La rive Est  de ce bras de la Mer Rouge est pareillement désertique. Elle a aussi attiré des promoteurs qui maintenant doivent s’en mordre les doigts : toujours les mêmes complexes hôteliers tout neufs, laissés sans vie par la crise. On s’arrête aux nombreux postes de l’armée qui jalonnent la route, les tanks comme des chiens d’arrêt.

Vu le détour par Suez, j’escomptais descendre avant Sharm pour prendre le raccourci pour Ste Catherine, le fameux monastère  au pied du Mont Sinaï, par la route de Wadi Feiran, mais celle-ci est coupée par l’armée !

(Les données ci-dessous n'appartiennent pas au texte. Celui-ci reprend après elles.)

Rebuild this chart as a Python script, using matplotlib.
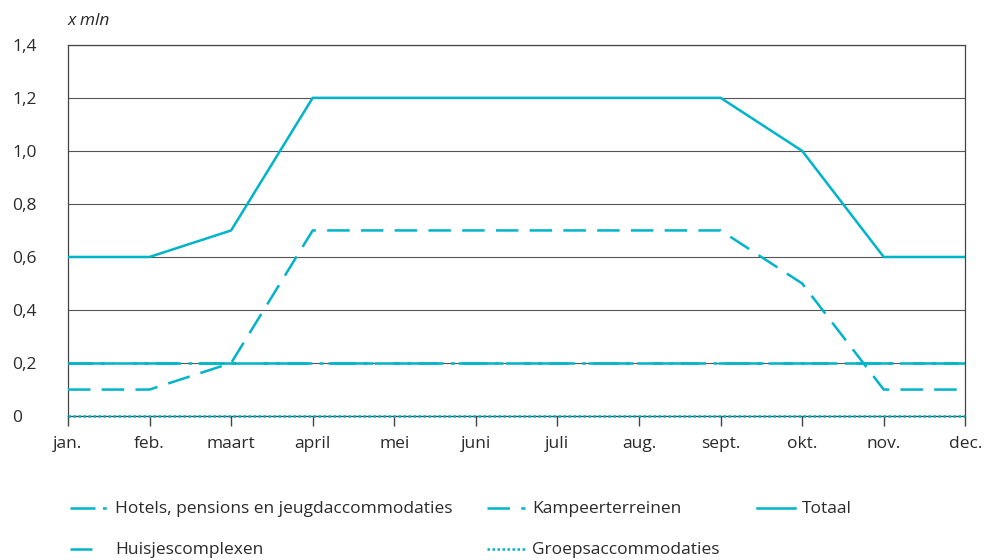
import matplotlib.pyplot as plt
from matplotlib.lines import Line2D
from matplotlib.ticker import FuncFormatter

plt.rcParams['font.family'] = ['Open Sans', 'DejaVu Sans']

# data
months = ['jan.', 'feb.', 'maart', 'april', 'mei', 'juni', 'juli', 'aug.',
          'sept.', 'okt.', 'nov.', 'dec.']
hotels = [0.2] * 12
huisjes = [0.2] * 12
kampeer = [0.1, 0.1, 0.2, 0.7, 0.7, 0.7, 0.7, 0.7, 0.7, 0.5, 0.1, 0.1]
groeps = [0.0] * 12
totaal = [0.6, 0.6, 0.7, 1.2, 1.2, 1.2, 1.2, 1.2, 1.2, 1.0, 0.6, 0.6]

col = '#00b4c9'
txt = '#2a2a2a'
fs = 12.5
styles = {
    'hotels': (0, (10, 3, 1.5, 3)),
    'huisjes': (0, (18, 8)),
    'kampeer': (0, (9, 4.5)),
    'groeps': (0, (1, 1)),
    'totaal': '-',
}

fig = plt.figure(figsize=(9.85, 5.6), dpi=100)
ax = fig.add_axes([0.069, 0.257, 0.911, 0.663])

x = range(len(months))
ax.plot(x, huisjes, color=col, lw=1.8, linestyle=styles['huisjes'], zorder=3)
ax.plot(x, hotels, color=col, lw=1.8, linestyle=styles['hotels'], zorder=3)
ax.plot(x, kampeer, color=col, lw=1.8, linestyle=styles['kampeer'], zorder=3)
ax.plot(x, groeps, color=col, lw=1.8, linestyle=styles['groeps'], zorder=4,
        clip_on=False)
ax.plot(x, totaal, color=col, lw=1.8, linestyle=styles['totaal'], zorder=3)

ax.set_xlim(0, 11)
ax.set_ylim(0, 1.4)
ax.set_yticks([0, 0.2, 0.4, 0.6, 0.8, 1.0, 1.2, 1.4])
ax.yaxis.set_major_formatter(FuncFormatter(
    lambda v, p: '0' if v == 0 else f'{v:.1f}'.replace('.', ',')))
ax.set_xticks(list(x))
ax.set_xticklabels(months)
ax.grid(axis='y', color='#555555', lw=0.8, zorder=1)
ax.tick_params(axis='x', direction='out', length=7, width=1, color='#444444',
               labelsize=fs, pad=7, labelcolor=txt)
ax.tick_params(axis='y', length=0, labelsize=fs, pad=40, labelcolor=txt)
for t in ax.get_yticklabels():
    t.set_horizontalalignment('left')
for s in ax.spines.values():
    s.set_color('#444444')
    s.set_linewidth(0.9)

fig.text(0.069, 0.962, 'x mln', fontsize=fs, style='italic', color=txt,
         va='center', ha='left')

# legend (manual layout)
legend_items = [
    ('hotels', 'Hotels, pensions en jeugdaccommodaties', 70, 508),
    ('kampeer', 'Kampeerterreinen', 487, 508),
    ('totaal', 'Totaal', 757, 508),
    ('huisjes', 'Huisjescomplexen', 70, 549),
    ('groeps', 'Groepsaccommodaties', 487, 549),
]
W, H = 985, 560
for key, label, px, py in legend_items:
    ls = styles[key]
    x0, x1 = px, px + 38
    if key == 'huisjes':
        x1 = px + 22
    fig.add_artist(Line2D([x0 / W, x1 / W], [1 - py / H, 1 - py / H],
                          color=col, lw=1.8, linestyle=ls))
    fig.text((px + 45) / W, 1 - (py + 1) / H, label, fontsize=fs, color=txt,
             va='center', ha='left')

fig.savefig('out.png', dpi=100)
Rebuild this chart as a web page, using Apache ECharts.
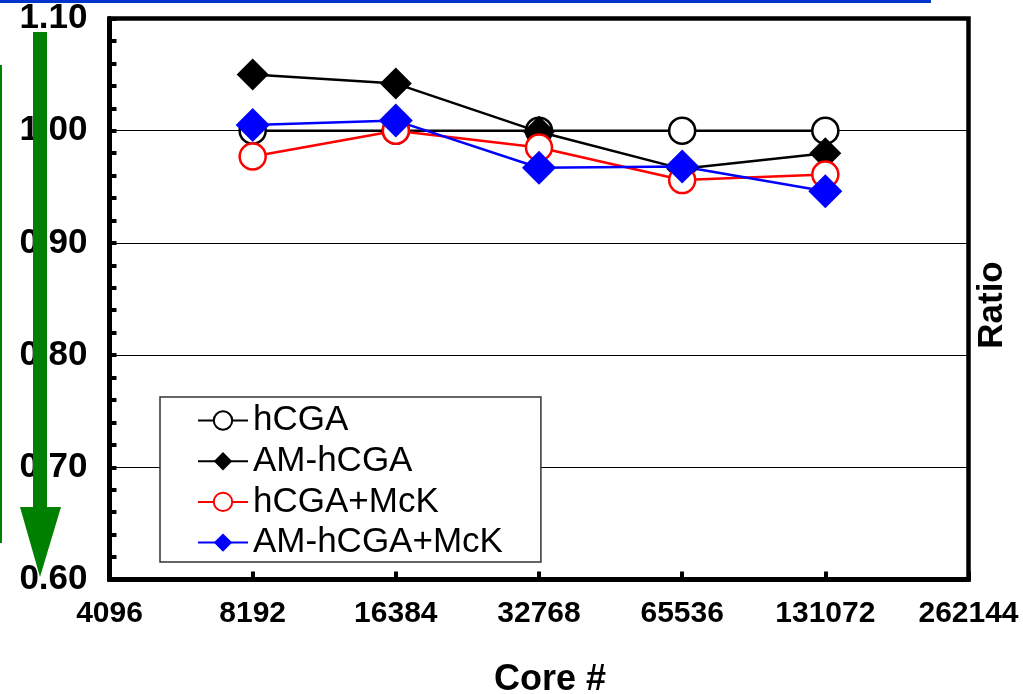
<!DOCTYPE html>
<html>
<head>
<meta charset="utf-8">
<script src="https://cdn.jsdelivr.net/npm/echarts@6/dist/echarts.min.js"></script>
<style>
html,body{margin:0;padding:0;background:#fff;}
#chart{width:1023px;height:694px;}
</style>
</head>
<body>
<div id="chart"></div>
<script>
const cores = [8192, 16384, 32768, 65536, 131072];
const xTicks = [4096, 8192, 16384, 32768, 65536, 131072, 262144];
const hCGA = [1.000, 1.000, 1.000, 1.000, 1.000];
const amHCGA = [1.050, 1.042, 0.999, 0.966, 0.980];
const hCGAMcK = [0.977, 1.000, 0.985, 0.956, 0.961];
const amHCGAMcK = [1.005, 1.009, 0.967, 0.968, 0.946];
const seriesNames = ['hCGA', 'AM-hCGA', 'hCGA+McK', 'AM-hCGA+McK'];

const pairs = vals => cores.map((c, i) => [c, vals[i]]);
const chart = echarts.init(document.getElementById('chart'), null, {renderer: 'canvas'});
const FONT = "'Liberation Sans', Arial, sans-serif";

function lineSeries(name, vals, symbol, size, color, fill) {
  return {
    name: name, type: 'line', data: pairs(vals),
    symbol: symbol, symbolSize: size, showAllSymbol: true,
    lineStyle: {color: color, width: 2.5},
    itemStyle: {color: fill, borderColor: color, borderWidth: symbol === 'circle' ? 2.5 : 0},
    emphasis: {disabled: true}, animation: false
  };
}

chart.setOption({
  animation: false,
  backgroundColor: '#fff',
  grid: {left: 109.5, right: 54.5, top: 18.5, bottom: 114.5, show: true, containLabel: false,
         outerBoundsMode: 'none',
         borderColor: '#000', borderWidth: 4.5, backgroundColor: 'transparent'},
  legend: {
    orient: 'vertical', left: 160, top: 397,
    backgroundColor: '#fff', borderColor: '#333', borderWidth: 1.5, borderRadius: 0,
    padding: [6, 38, 2, 37], itemGap: 5.7, itemWidth: 50, itemHeight: 23,
    textStyle: {fontFamily: FONT, fontSize: 35, color: '#000', lineHeight: 34},
    data: seriesNames
  },
  xAxis: {
    type: 'log', logBase: 2, min: xTicks[0], max: xTicks[xTicks.length - 1], splitNumber: 6,
    name: 'Core #', nameLocation: 'middle', nameGap: 83,
    nameTextStyle: {fontFamily: FONT, fontSize: 36, fontWeight: 'bold', color: '#000', padding: [0, 0, 0, 22]},
    axisLine: {lineStyle: {color: '#000', width: 5}},
    axisTick: {inside: true, length: 8, lineStyle: {color: '#000', width: 4}},
    axisLabel: {fontFamily: FONT, fontSize: 30, fontWeight: 'bold', color: '#000', margin: 19,
                formatter: v => String(Math.round(v))},
    splitLine: {show: false}, minorTick: {show: false}
  },
  yAxis: {
    type: 'value', min: 0.6, max: 1.1, interval: 0.1,
    axisLine: {show: true, lineStyle: {color: '#000', width: 5}},
    axisTick: {show: true, inside: true, length: 7, lineStyle: {color: '#000', width: 4}},
    minorTick: {show: true, splitNumber: 5, length: 7, lineStyle: {color: '#000', width: 4}},
    axisLabel: {fontFamily: FONT, fontSize: 35, fontWeight: 'bold', color: '#000', margin: 22,
                formatter: v => v.toFixed(2)},
    splitLine: {show: true, lineStyle: {color: '#000', width: 1}}
  },
  series: [
    lineSeries(seriesNames[0], hCGA, 'circle', 26, '#000', '#fff'),
    lineSeries(seriesNames[1], amHCGA, 'diamond', 32, '#000', '#000'),
    lineSeries(seriesNames[2], hCGAMcK, 'circle', 26, '#ff0000', '#fff'),
    lineSeries(seriesNames[3], amHCGAMcK, 'diamond', 34, '#0000ff', '#0000ff')
  ],
  graphic: [
    {type: 'rect', z: 100, shape: {x: 0, y: 0, width: 931, height: 3}, style: {fill: '#0033cc'}},
    {type: 'rect', z: 100, shape: {x: 0, y: 65, width: 2, height: 478}, style: {fill: '#008000'}},
    {type: 'polygon', z: 100, shape: {points: [[33, 32], [47, 32], [47, 507], [61, 507], [40, 577], [20, 507], [33, 507]]},
     style: {fill: '#008000'}},
    {type: 'text', z: 100, x: 992, y: 305, rotation: Math.PI / 2,
     style: {text: 'Ratio', font: "bold 35px 'Liberation Sans', Arial, sans-serif", fill: '#000',
             align: 'center', verticalAlign: 'middle'}}
  ]
});
</script>
</body>
</html>
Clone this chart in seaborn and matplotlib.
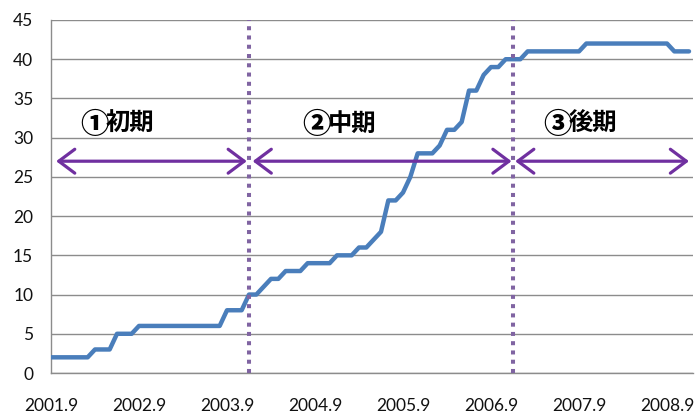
import matplotlib
matplotlib.use("Agg")
import matplotlib.pyplot as plt
import seaborn as sns
import pandas as pd
from matplotlib.patches import FancyArrowPatch, ArrowStyle

# Monthly cumulative count, September 2001 through December 2008
counts = [2, 2, 2, 2, 2, 2,
          3, 3, 3,
          5, 5, 5,
          6, 6, 6, 6, 6, 6, 6, 6, 6, 6, 6, 6,
          8, 8, 8,
          10, 10, 11, 12, 12,
          13, 13, 13,
          14, 14, 14, 14,
          15, 15, 15,
          16, 16, 17, 18,
          22, 22, 23, 25,
          28, 28, 28, 29,
          31, 31, 32,
          36, 36, 38, 39, 39,
          40, 40, 40,
          41, 41, 41, 41, 41, 41, 41, 41,
          42, 42, 42, 42, 42, 42, 42, 42, 42, 42, 42, 42,
          41, 41, 41]

# Year labels placed every 12 months on the quarterly tick grid
year_labels = ["2001.9", "2002.9", "2003.9", "2004.9",
               "2005.9", "2006.9", "2007.9", "2008.9"]

# Phase boundaries (month index) and phase annotations
phase_boundaries = [27, 63]
phase_names = ["①初期", "②中期", "③後期"]
phase_spans = [(0.7, 26.7), (27.5, 62.8), (63.3, 87.0)]
phase_label_x = [7.5, 37.8, 70.6]
arrow_level = 27
label_level = 31.7

df = pd.DataFrame({"month": range(len(counts)), "count": counts})

sns.set_style("white")
plt.rcParams["font.family"] = ["Lato", "Noto Sans CJK JP", "DejaVu Sans"]

W, H = 696, 417
fig = plt.figure(figsize=(W / 100, H / 100), dpi=100)
ax = fig.add_axes([51 / W, 44 / H, (693.4 - 51) / W, 353 / H])

grid_col = "#8c8c8c"

sns.lineplot(data=df, x="month", y="count", ax=ax, color="#4A7EBB",
             linewidth=3.2, solid_joinstyle="round", solid_capstyle="round",
             zorder=3)

ax.set_xlim(0, 87.6)
ax.set_ylim(0, 45)
ax.set_yticks(range(0, 46, 5))
ax.yaxis.grid(True, color=grid_col, linewidth=1.0, zorder=0)
ax.xaxis.grid(False)

xt = list(range(0, 88, 3))
ax.set_xticks(xt)
ax.set_xticklabels([year_labels[m // 12] if m % 12 == 0 else "" for m in xt])
ax.set_xlabel("")
ax.set_ylabel("")

ax.tick_params(axis="both", direction="out", length=4.3, width=1.0,
               color=grid_col, labelsize=12.5, labelcolor="#111111")
ax.tick_params(axis="x", pad=14)
ax.tick_params(axis="y", pad=8.5)

for side in ["top", "right"]:
    ax.spines[side].set_visible(False)
for side in ["left", "bottom"]:
    ax.spines[side].set_color(grid_col)
    ax.spines[side].set_linewidth(1.0)

# Dotted phase dividers
for b in phase_boundaries:
    ax.axvline(b, color="#8064A2", linewidth=2.9, linestyle=(0, (1, 1.3)),
               dash_capstyle="butt", zorder=4)

# Double-headed arrows spanning each phase
style = ArrowStyle("<->", head_length=11.5, head_width=8.6)
for x0, x1 in phase_spans:
    arr = FancyArrowPatch((x0, arrow_level), (x1, arrow_level),
                          arrowstyle=style, mutation_scale=1,
                          color="#7030A0", linewidth=2.3,
                          shrinkA=0, shrinkB=0, zorder=5)
    ax.add_patch(arr)

# Phase titles: circled numeral followed by the kanji label
for name, lx in zip(phase_names, phase_label_x):
    ax.text(lx + 0.35, label_level, name[0], ha="right", va="center",
            fontsize=20.5, fontweight="heavy", color="black",
            family=["Noto Sans CJK JP", "DejaVu Sans"], zorder=6)
    ax.text(lx, label_level, name[1:], ha="left", va="center",
            fontsize=17.5, fontweight="bold", color="black",
            family=["Noto Sans CJK JP", "DejaVu Sans"], zorder=6)

fig.savefig("out.png", dpi=100)
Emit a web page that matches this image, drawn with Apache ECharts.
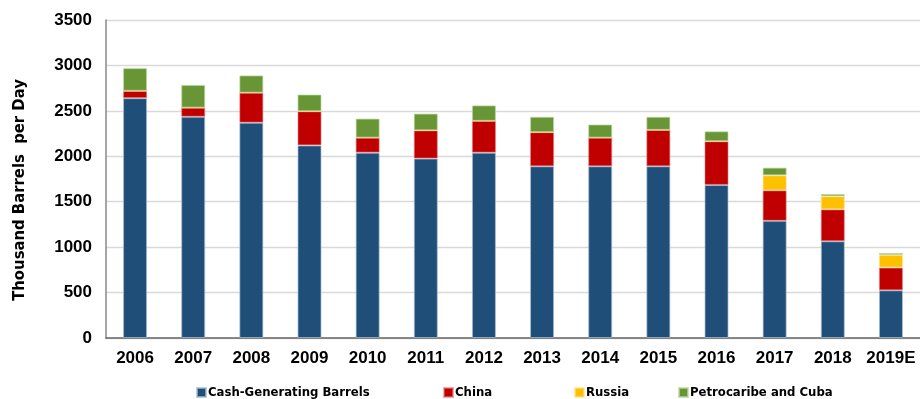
<!DOCTYPE html>
<html>
<head>
<meta charset="utf-8">
<script src="https://cdn.jsdelivr.net/npm/echarts@6/dist/echarts.min.js"></script>
<style>
  html, body { margin: 0; padding: 0; background: #fff; }
  #chart { width: 920px; height: 399px; }
</style>
</head>
<body>
<div id="chart"></div>
<script>
// Venezuelan oil exports by destination, thousand barrels per day
const years = ['2006', '2007', '2008', '2009', '2010', '2011', '2012', '2013', '2014', '2015', '2016', '2017', '2018', '2019E'];
const cashBarrels = [2640, 2435, 2370, 2120, 2040, 1975, 2040, 1890, 1890, 1890, 1685, 1290, 1065, 525];
const china       = [80, 100, 330, 375, 165, 310, 350, 375, 315, 400, 480, 335, 350, 250];
const russia      = [0, 0, 0, 0, 0, 0, 0, 0, 0, 0, 0, 165, 145, 140];
const petrocaribe = [250, 250, 190, 185, 210, 185, 170, 170, 145, 145, 110, 85, 25, 20];
const seriesNames = ['Cash-Generating Barrels', 'China', 'Russia', 'Petrocaribe and Cuba'];
const yTicks = { min: 0, max: 3500, interval: 500 };

const narrow = "'Liberation Sans Narrow', 'DejaVu Sans Condensed', sans-serif";
const bold = "'Liberation Sans', Arial, sans-serif";

function stackSeries(name, data, color, edge) {
  return {
    name: name,
    type: 'bar',
    stack: 'total',
    data: data,
    barWidth: 24,
    itemStyle: { color: color, borderColor: edge, borderWidth: 1 },
    emphasis: { disabled: true }
  };
}

// one legend entry per block so each key sits at its own spot
const legendLefts = [191, 438, 569, 673];
const legends = seriesNames.map((name, i) => ({
  bottom: -5,
  left: legendLefts[i],
  itemWidth: 9,
  itemHeight: 9,
  icon: 'rect',
  textStyle: { fontFamily: narrow, fontWeight: 'bold', fontSize: 13, color: '#000', padding: [0, 0, 0, -3] },
  data: [name]
}));

const chart = echarts.init(document.getElementById('chart'), null, { renderer: 'canvas' });
chart.setOption({
  animation: false,
  backgroundColor: '#ffffff',
  grid: { left: 106, top: 20, width: 818, height: 318, containLabel: false },
  legend: legends,
  xAxis: {
    type: 'category',
    data: years,
    axisLine: { lineStyle: { color: '#666', width: 1.5 } },
    axisTick: { show: false },
    axisLabel: { interval: 0, fontFamily: bold, fontWeight: 'bold', fontSize: 17, color: '#000', margin: 12 }
  },
  yAxis: {
    type: 'value',
    min: yTicks.min,
    max: yTicks.max,
    interval: yTicks.interval,
    name: 'Thousand Barrels  per Day',
    nameLocation: 'middle',
    nameGap: 78,
    nameTextStyle: { fontFamily: narrow, fontWeight: 'bold', fontSize: 16.5, color: '#000', padding: [0, 22, 0, 0] },
    axisLine: { show: true, lineStyle: { color: '#888', width: 1.5 } },
    axisTick: { show: false },
    splitLine: { lineStyle: { color: '#d9d9d9', width: 1.3 } },
    axisLabel: { formatter: v => String(v), fontFamily: bold, fontWeight: 'bold', fontSize: 17, color: '#000', margin: 14 }
  },
  series: [
    stackSeries(seriesNames[0], cashBarrels, '#1f4e79', 'rgba(170,190,210,0.7)'),
    stackSeries(seriesNames[1], china, '#c00000', 'rgba(230,120,120,0.6)'),
    stackSeries(seriesNames[2], russia, '#ffc000', 'rgba(255,225,140,0.6)'),
    stackSeries(seriesNames[3], petrocaribe, '#689636', 'rgba(190,215,160,0.7)')
  ]
});
</script>
</body>
</html>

L’arrivée sur Sharm se fait alors que la nuit est tombée depuis une heure. La ville semble très chic : larges avenues, des magasins de luxe vivement éclairés, des hôtels de très haut standing, quelques vacanciers qui déambulent à la recherche d’un restaurant parmi les centaines.

La station des bus est moins rutilante, bien que récente. En pleine zone, à moitié laissée à l’abandon, les espaces qui était destinés à des magasins sont devenus des dortoirs pour les gens en attente de bus, et  des vendeurs à la sauvette proposent du thé, des cigarettes et des sandwichs à base de corned beef. Une télé branchée par des raccords d’araignée diffuse des images des manifestations. Mais je n’arrive pas à en comprendre la chronologie, car il y a un méli-mélo d’archives et je n’en comprends pas les commentaires. En résumé, ça chauffe au Caire …

Je décide malgré l’heure tardive de prendre un autre bus pour Dahab, le luxe de Sharm ne me charme pas. À 21h le bus part et arrive à Dahab à 10h.

Un pickup charge les passagers pour aller au quartier des hôtels. Je demande à être déposé au Seven Heaven, et après une petite mais vive discussion avec le chauffeur qui voulait me déposer dans un autre hôtel, je pose enfin mon sac.

Le gars de la réception m’accueille bien cordialement. Ma chambre est plutôt médiocre, mais c’est bon pour aujourd’hui. Je fais un tour en ville. Quelques promeneurs dans rue piétonne qui longe le bord de mer. L’ambiance est du genre baba-cool aisé : des restaus avec pleins de coussins, divans et tables basses au-dessus des clapotis des vagues. Ils ne servent plus à cette heure tardive : je grignote des sandwiches à ma façon après de petites courses.